Крутые мальчики мстят и долго еще и жестко будут мстить за что? За чушь, которую им втолковывали, вбивали, когда они были еще послушные, вбивал кто? Серые мышки, которые на фоне государства занимали исчезающе крошечное место, детскосадовские дамские существа. За это всем будут мстить, очень упорно, растопчут в мести робкий росточек настоящей травки.

Визги «писателей» смехотворны. Они писали не то что надо было. Они писали на бланках, которые им загадочные руки из темноты подсовывали и потом исписанными забирали и куда‑то посылали дальше. Таинственное темное движение.
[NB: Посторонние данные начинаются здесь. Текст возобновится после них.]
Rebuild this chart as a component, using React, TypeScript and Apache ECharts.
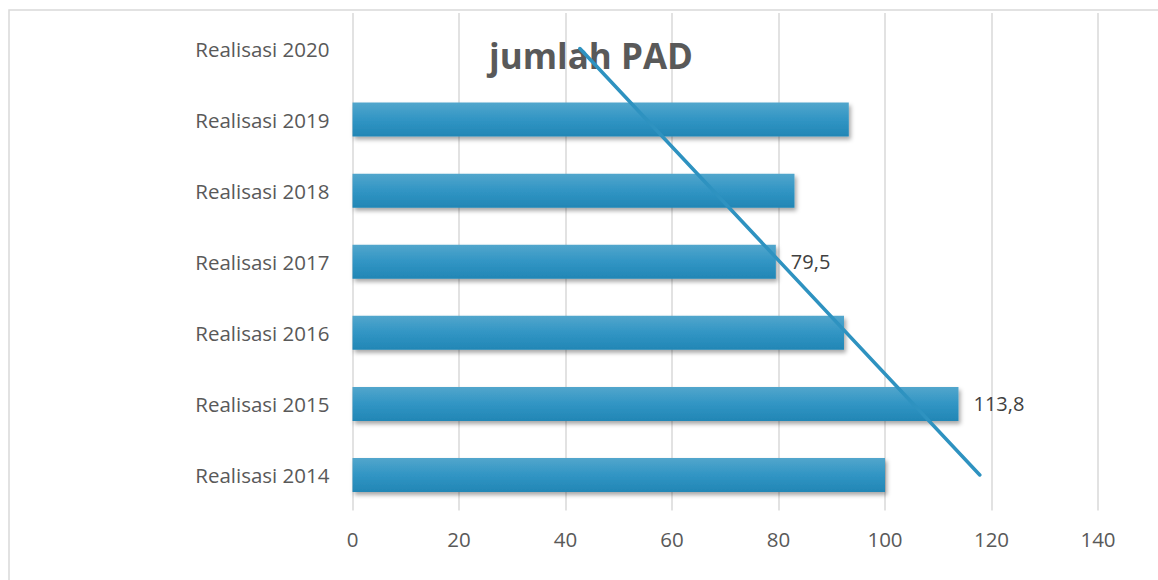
import React, { useEffect, useRef } from "react";
import * as echarts from "echarts";

const categories = [
  "Realisasi 2014",
  "Realisasi 2015",
  "Realisasi 2016",
  "Realisasi 2017",
  "Realisasi 2018",
  "Realisasi 2019",
  "Realisasi 2020",
];
const values = [100, 113.8, 92.3, 79.5, 83, 93.2, 0];
const labelledValues = ["Realisasi 2015", "Realisasi 2017"];
const trendStart = 117.8; // at Realisasi 2014
const trendEnd = 42.7; // at Realisasi 2020
const xTicks = { min: 0, max: 140, interval: 20 };
const title = "jumlah PAD";

const FONT = "'Open Sans', 'Liberation Sans', sans-serif";

export default function App() {
  const ref = useRef<HTMLDivElement>(null);
  useEffect(() => {
    if (!ref.current) return;
    const chart = echarts.init(ref.current, null, { renderer: "svg" });
    const barData = values.map((v, i) => ({
      value: v,
      label: {
        show: labelledValues.includes(categories[i]),
        position: "right",
        distance: 15,
        color: "#404040",
        fontSize: 20,
        fontFamily: FONT,
        formatter: (p: any) => String(p.value).replace(".", ","),
      },
    }));
    chart.setOption({
      animation: false,
      backgroundColor: "#fff",
      textStyle: { fontFamily: FONT },
      title: {
        text: title,
        left: 586,
        top: 33,
        z: 0,
        textAlign: "center",
        textStyle: { fontSize: 35, fontWeight: "bold", color: "#595959", fontFamily: FONT },
      },
      graphic: [
        {
          type: "rect",
          shape: { x: 9, y: 10, width: 1200, height: 620 },
          style: { fill: "none", stroke: "#d9d9d9", lineWidth: 1.5 },
          silent: true,
          z: -1,
        },
      ],
      grid: { left: 352.5, right: 60, top: 13, bottom: 69.5, containLabel: false },
      xAxis: {
        type: "value",
        min: xTicks.min,
        max: xTicks.max,
        interval: xTicks.interval,
        axisLine: { show: false },
        axisTick: { show: false },
        splitLine: { show: true, lineStyle: { color: "#d9d9d9", width: 1.5 } },
        axisLabel: { color: "#595959", fontSize: 20.5, margin: 18, fontFamily: FONT },
      },
      yAxis: {
        type: "category",
        data: categories,
        axisLine: { show: false },
        axisTick: { show: false },
        axisLabel: { color: "#595959", fontSize: 20.5, margin: 23, fontFamily: FONT },
      },
      series: [
        {
          type: "bar",
          data: barData,
          barWidth: 34,
          itemStyle: {
            color: new echarts.graphic.LinearGradient(0, 0, 0, 1, [
              { offset: 0, color: "#52a6cc" },
              { offset: 0.5, color: "#3195c4" },
              { offset: 1, color: "#2286b5" },
            ]),
            shadowColor: "rgba(0,0,0,0.35)",
            shadowBlur: 4,
            shadowOffsetX: 2,
            shadowOffsetY: 3,
          },
          z: 2,
        },
        {
          type: "line",
          data: [
            [trendStart, categories[0]],
            [trendEnd, categories[categories.length - 1]],
          ],
          symbol: "none",
          lineStyle: { color: "#2e92c0", width: 3.5, cap: "round" },
          z: 10,
        },
      ],
    });
    return () => chart.dispose();
  }, []);
  return (
    <div
      ref={ref}
      style={{ position: "fixed", left: 0, top: 0, width: 1158, height: 580 }}
    />
  );
}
Что, думаете, политиков, людей? Вовсе не только их. Хуже. Глубже. Страшнее.

Писатели земли русской. На немногих, которые были и которым зажали рот, наседали сразу толпы (как 17 толстых гладких ленивых на 42 ребеночка, бледных и в слезках, «детский сад», зловеще звучит) бойких пишущих чтобы разодрать, растащить по ниткам. «Гладких и жуирующих художников и писателей не бывает»? Граф Лев Толстой неправ, какой же я писатель если не гладкий и не играю, я имею право даже жаловаться что другие жуируют больше.

Говорящие вредят несравненно крупнее чем не говорящие. Говорящие страшно много делают. Они делают так, что издалека нарастает и широко размахивается месть. Месть за дела разве? Нет, за слова. За каждое слово несоразмерная месть. Это ли не торжество литературы? «Дикий капитализм». Вернее сказать: триумф российской словесности, ее очистительный костер.